Jude and Teddy smoke pot, huff and do whatever it takes to maintain a constant high. On Jude's 16th birthday, they hook up with Eliza, who is the daughter of Les's new girlfriend. Eliza comes to Vermont to meet Jude and Prudence because Les "is the best thing that ever happened" to her mother. Before she boards the train back to New York a mere six hours later, Teddy is dead from cocaine that she gave him and she is pregnant by him.
Enter Johnny, Teddy's 18-year-old half-brother--he marries Eliza so that he can raise Teddy's child because he loved him so much, even though he hadn't seen him for months. The problem is that Johnny is in the closet, except for his boyfriend Rooster, who evidently doesn't count since Johnny and Rooster, and very soon Jude and Eliza, are all members of "straight-edge," a cult movement that eschews meat, sex and drugs.

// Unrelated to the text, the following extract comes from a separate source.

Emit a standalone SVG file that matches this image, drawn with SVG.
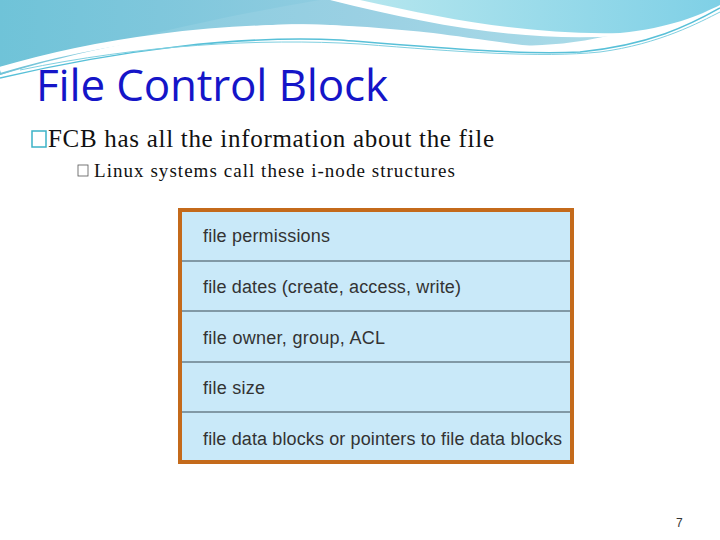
<svg xmlns="http://www.w3.org/2000/svg" width="720" height="540" viewBox="0 0 720 540">
<defs>
<linearGradient id="w1" x1="0" y1="0" x2="1" y2="0"><stop offset="0" stop-color="#6fc3d8"/><stop offset="0.5" stop-color="#8fcbe0"/><stop offset="1" stop-color="#a9dde8"/></linearGradient>
<linearGradient id="w2" x1="0" y1="0" x2="1" y2="0"><stop offset="0" stop-color="#b5e6ee"/><stop offset="1" stop-color="#7fd0e6"/></linearGradient>
</defs>
<style>
.row{fill:#c9e9f9}
.div{stroke:#3a4a55;stroke-width:1.2}
.t{font-family:"Liberation Sans",Arial,sans-serif;font-size:18px;fill:#333}
</style>
<rect width="720" height="540" fill="#fff"/>
<g id="header">
<path d="M0,0 H320 C200,20 80,50 0,75 Z" fill="url(#w1)"/>
<path d="M0,75 C100,45 230,20 330,25 C430,32 470,45 500,45 C560,48 620,40 720,0 V-1 H0 Z" fill="url(#w1)" opacity="0.9"/>
<path d="M0,70 C100,40 220,25 330,28 C440,32 500,48 560,52" fill="none" stroke="#fff" stroke-width="6"/>
<path d="M330,0 C430,25 520,42 620,36 C670,30 700,15 720,5 V0 Z" fill="#fff"/>
<path d="M360,0 C450,20 530,35 620,33 C670,28 700,15 720,5 V0 Z" fill="url(#w2)"/>
<path d="M0,78 C120,50 240,35 340,40 C440,48 520,55 580,52 C650,45 690,25 720,8" fill="none" stroke="#58c0d8" stroke-width="1.5"/>
<path d="M20,70 C140,45 260,38 360,44 C460,52 540,58 600,52 C660,44 700,22 720,12" fill="none" stroke="#7fcfe0" stroke-width="1"/>
</g>
<text x="36" y="101" font-family="Open Sans,'Liberation Sans',sans-serif" font-size="44" fill="#1515c8" textLength="352">File Control Block</text>
<rect x="32" y="131" width="14" height="16" fill="none" stroke="#3bb3c7" stroke-width="1.5"/>
<text x="48" y="147" font-family="'Liberation Serif',serif" font-size="25" fill="#111" textLength="446">FCB has all the information about the file</text>
<rect x="78" y="165" width="10" height="11" fill="none" stroke="#555" stroke-width="0.8"/>
<text x="94" y="177" font-family="'Liberation Serif',serif" font-size="19" fill="#111" textLength="361">Linux systems call these i-node structures</text>
<g id="fcb">
<rect x="180" y="210" width="392" height="252" class="row" stroke="#c46a1b" stroke-width="4"/>
<line x1="182" y1="261" x2="570" y2="261" class="div"/>
<line x1="182" y1="311" x2="570" y2="311" class="div"/>
<line x1="182" y1="362" x2="570" y2="362" class="div"/>
<line x1="182" y1="412" x2="570" y2="412" class="div"/>
<text x="203" y="242" class="t" textLength="127">file permissions</text>
<text x="203" y="293" class="t" textLength="258">file dates (create, access, write)</text>
<text x="203" y="344" class="t" textLength="182">file owner, group, ACL</text>
<text x="203" y="394" class="t" textLength="62">file size</text>
<text x="203" y="445" class="t" textLength="359">file data blocks or pointers to file data blocks</text>
</g>
<text x="676" y="527" font-family="'Liberation Sans',sans-serif" font-size="12" fill="#333">7</text>
</svg>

What they are really about is hardcore punk.
Jude and Eliza join Johnny in New York, as do a few of Jude's friends. They form a band, of course, and go on tour. How this all happens is mysterious, even to the author. It just does. Then, the story goes south. Johnny decides to find Teddy's father--a momentary plot point that's moved quickly off the page. There is endless backing and forthing between Vermont and Manhattan, while Jude tries to dodge a guy whose stash he stole. There is violence, punk rock--but no drugs and no meat. The sex thing is a different story.
Henderson has certainly captured the dynamic of a generation of kids trying to overcome the legacy of whacked-out parents, terminal permissiveness and no rudder. Some of them are actually likable.--Valerie Ryan
Shelf Talker: Evoking the East Village scene in the 1980s, this debut novel captures the coming-of-age experience. Following the death of a teenage boy, three mourners try to make their way in the world, with precious little help from the adults in their lives.